I don’t think I watched a single Republican debate debate in 2011-12; I watched this one simply for Trump. Sadly, the rules dictated that other candidates had to speak, too, and I was reminded why I can’t stand these things.

It’s expected that people like me are exhausted, to the point of nausea, with the endless repetitions of GOP idealism: The American Dream . . . uniting, not dividing this country . . . bashing “Washington insiders” (who aren’t them) . . . and the bullshit badassery of Republicans confronting “radical Islam.” The latter was particularly titillating to the crowd, as it allowed them to indulge in a government-sanctioned racism, which lies just on the edge of the forbidden. Some might think that such talk leads, eventually, to a deeper understanding of identity; for the past 15 years, it has led solely to pointless wars (pointless for us, at least).

Anyway, shouldn’t all of this not just annoy me but annoy the middle-of-the-road Republican voters as well? Apparently not. Apparently, we’ll have to wait another 20 years, when Baby Boomers have left the scene, to experience some kind of rhetorical change on the American Right. Or perhaps it will never change. Perhaps long into America’s transition into a country of mass slums, abandoned strip malls, and walled luxury communities, some new scion of Prescott Bush will talk about his 4-percent GDP-growth projections and eagerness to attract all Americans through the power of conservative values.

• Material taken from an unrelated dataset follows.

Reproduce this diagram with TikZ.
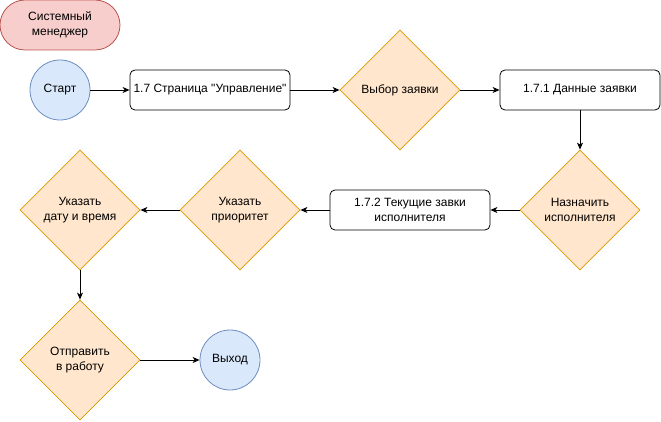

Trump parroted some of this meaningless claptrap, of course, but he generally answered questions with honesty, such as in his legendary “Rosie O’Donnell” exchange.

As Jack Donovan pointed out on one of our last podcasts, we misunderstand human nature—or female nature, rather—when we imagine that most women will be attracted to the violent fantasies of lesbian extremists or the silliness of Pussy Riot, FEMEN, and SJWs. In the end, women don’t like danger, and women want to look pretty. The feminism that has triumphed is that which is compatible with both female nature and postmodern capitalism. “Feminists” like Megyn Kelly will adhere to their traditional motherly and nanny roles of policing language and manners in order to ensure “fairness,” which includes treating all women as precious and special creatures, who should never suffer insults. They thus, ironically, reintroduce traditional gender norms into the post-patriarchal workplace.

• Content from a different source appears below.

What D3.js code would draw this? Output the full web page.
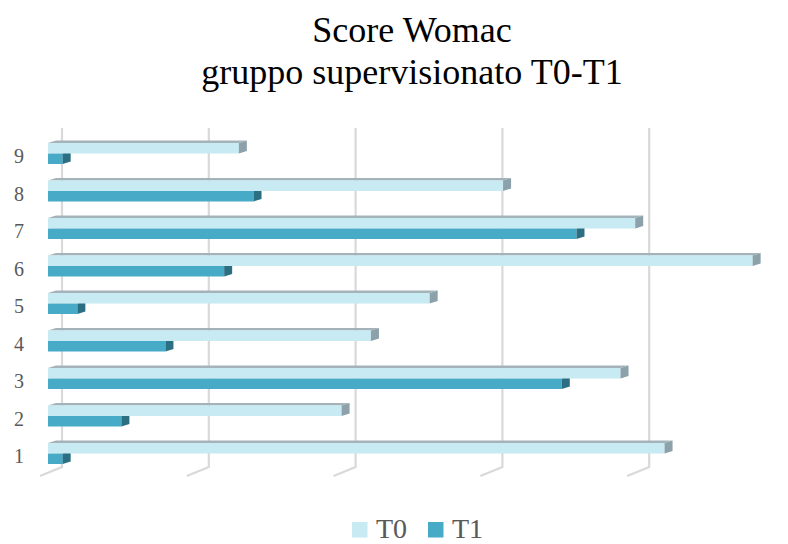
<!DOCTYPE html>
<html>
<head>
<meta charset="utf-8">
<script src="https://cdn.jsdelivr.net/npm/d3@7"></script>
<style>
  html, body { margin: 0; padding: 0; background: #fff; }
  svg { display: block; }
</style>
</head>
<body>
<div id="chart"></div>
<script>
// Womac scores, supervised group, before (T0) and after (T1)
const categories = ["1", "2", "3", "4", "5", "6", "7", "8", "9"];
const seriesNames = ["T0", "T1"];
const valuesT0 = [84, 40, 78, 44, 52, 96, 80, 62, 26];
const valuesT1 = [2, 10, 70, 16, 4, 24, 72, 28, 2];
const gridTicks = [0, 20, 40, 60, 80];
const titleLines = ["Score Womac", "gruppo supervisionato T0-T1"];

const W = 788, H = 544;
const serif = "'Liberation Serif', 'Times New Roman', serif";
const colors = {
  T0: { front: "#c7eaf3", top: "#a3b3b9", side: "#8ca1aa" },
  T1: { front: "#47abc7", top: "#3a8ea6", side: "#2c6f82" }
};
const depth = { dx: 8, dy: -2.6 };   // oblique offset of bar top / end faces
const wallShift = 14;                 // back wall sits right of the bar fronts
const floor = { top: 128, bottom: 467, dx: -22, dy: 9 };

const svg = d3.select("#chart").append("svg")
  .attr("width", W).attr("height", H);

const x = d3.scaleLinear().domain([0, 100]).range([48, 48 + 734]);

const y = d3.scaleBand()
  .domain(categories.slice().reverse())
  .range([134.75, 472.25])
  .paddingInner(0.44)
  .paddingOuter(0.22);

const ySeries = d3.scaleBand()
  .domain(seriesNames)
  .range([0, y.bandwidth()]);

// Gridlines on the back wall, bending onto the floor
svg.append("g").selectAll("path")
  .data(gridTicks)
  .join("path")
  .attr("d", v => {
    const gx = x(v) + wallShift;
    return `M${gx},${floor.top}L${gx},${floor.bottom}L${gx + floor.dx},${floor.bottom + floor.dy}`;
  })
  .attr("fill", "none")
  .attr("stroke", "#d9d9d9")
  .attr("stroke-width", 2.2);

// Bars: T1 drawn first so the T0 front face covers its top
const rows = categories.map((c, i) => ({ cat: c, T0: valuesT0[i], T1: valuesT1[i] }));
const barsG = svg.append("g");

["T1", "T0"].forEach(s => {
  const g = barsG.append("g");
  const data = rows.map(r => ({ cat: r.cat, v: r[s] }));
  const bx0 = x(0);
  const by = d => y(d.cat) + ySeries(s);
  const bh = ySeries.bandwidth();

  // top face
  g.selectAll("path.top").data(data).join("path")
    .attr("class", "top")
    .attr("d", d => {
      const y0 = by(d), x1 = x(d.v);
      return `M${bx0},${y0}L${bx0 + depth.dx},${y0 + depth.dy}L${x1 + depth.dx},${y0 + depth.dy}L${x1},${y0}Z`;
    })
    .attr("fill", colors[s].top);

  // front face
  g.selectAll("rect.front").data(data).join("rect")
    .attr("class", "front")
    .attr("x", bx0)
    .attr("y", d => by(d))
    .attr("width", d => x(d.v) - bx0)
    .attr("height", bh)
    .attr("fill", colors[s].front);

  // end face
  g.selectAll("path.side").data(data).join("path")
    .attr("class", "side")
    .attr("d", d => {
      const y0 = by(d), x1 = x(d.v);
      return `M${x1},${y0}L${x1 + depth.dx},${y0 + depth.dy}L${x1 + depth.dx},${y0 + bh + depth.dy}L${x1},${y0 + bh}Z`;
    })
    .attr("fill", colors[s].side);
});

// Category axis
const axis = svg.append("g")
  .attr("transform", "translate(24,3.5)")
  .call(d3.axisLeft(y).tickSize(0).tickPadding(0));
axis.select(".domain").remove();
axis.selectAll("text")
  .attr("font-family", serif)
  .attr("font-size", 20)
  .attr("fill", "#595959");

// Title
svg.append("g").selectAll("text")
  .data(titleLines)
  .join("text")
  .attr("x", 412)
  .attr("y", (d, i) => 42 + i * 42)
  .attr("text-anchor", "middle")
  .attr("font-family", serif)
  .attr("font-size", 36)
  .attr("fill", "#000")
  .text(d => d);

// Legend
const legend = svg.append("g").attr("transform", "translate(352,522)");
const legendItems = legend.selectAll("g")
  .data(seriesNames)
  .join("g")
  .attr("transform", (d, i) => `translate(${i * 76},0)`);
legendItems.append("rect")
  .attr("width", 15.5).attr("height", 15.5)
  .attr("fill", d => colors[d].front);
legendItems.append("text")
  .attr("x", 24)
  .attr("y", 16)
  .attr("font-family", serif)
  .attr("font-size", 28)
  .attr("fill", "#595959")
  .text(d => d);
</script>
</body>
</html>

And one last note on the debate. Rand Paul effectively disappeared on stage, with the exception of his exchange with Chris Christie over data collection and surveillance, in which he seemed like an impassioned, if off-the-shelf, libertarian-conservative. Paul’s attacks on Trump were incoherent and off-target. Worse, he just seemed like an average conservative doofus. All Republicans like to talk about their love of capitalism and individual rights during the primaries, so Paul’s candidacy keeps raising a question—What’s the point? Contrast this with Ron Paul’s 2008 performances. Whatever you might think of him and libertarianism, Paul differentiated himself from the rest of the field, which was then still caught up in Bush-era neoconservatism.

Now it is Trump who is the different one. He was the most “antiwar” Republican candidate, and the only person who seems to viscerally (if not quite intellectually) grasp the reality of European-American displacement.

Is this the end of the Ron Paul movement, which began in 2007 as a heady, though quite genuine, antiwar alternative to the staus quo? Could we have seen this coming? Let’s put aside the “playing the game” critique, which so many have leveled against Rand Paul and his followers, who made their peace with the Republican establishment and conservative movement. Could we have seen this coming in the shear number of sub-mediocrities who were promoted by the “liberty movement” (some of whom were recently indicted for alleged campaign malfeasance)? Could we have seen this coming due to the nature of libertarianism itself? Libertarianism is, after all, a form of liberalism, in other words, a purified version of the system’s own ideology.

In the end, millions of dollars were raised on behalf of the Paul family, and millions of man-hours invested in a movement that has become barely distinguishable from standard Republicanism. So again—what was the point?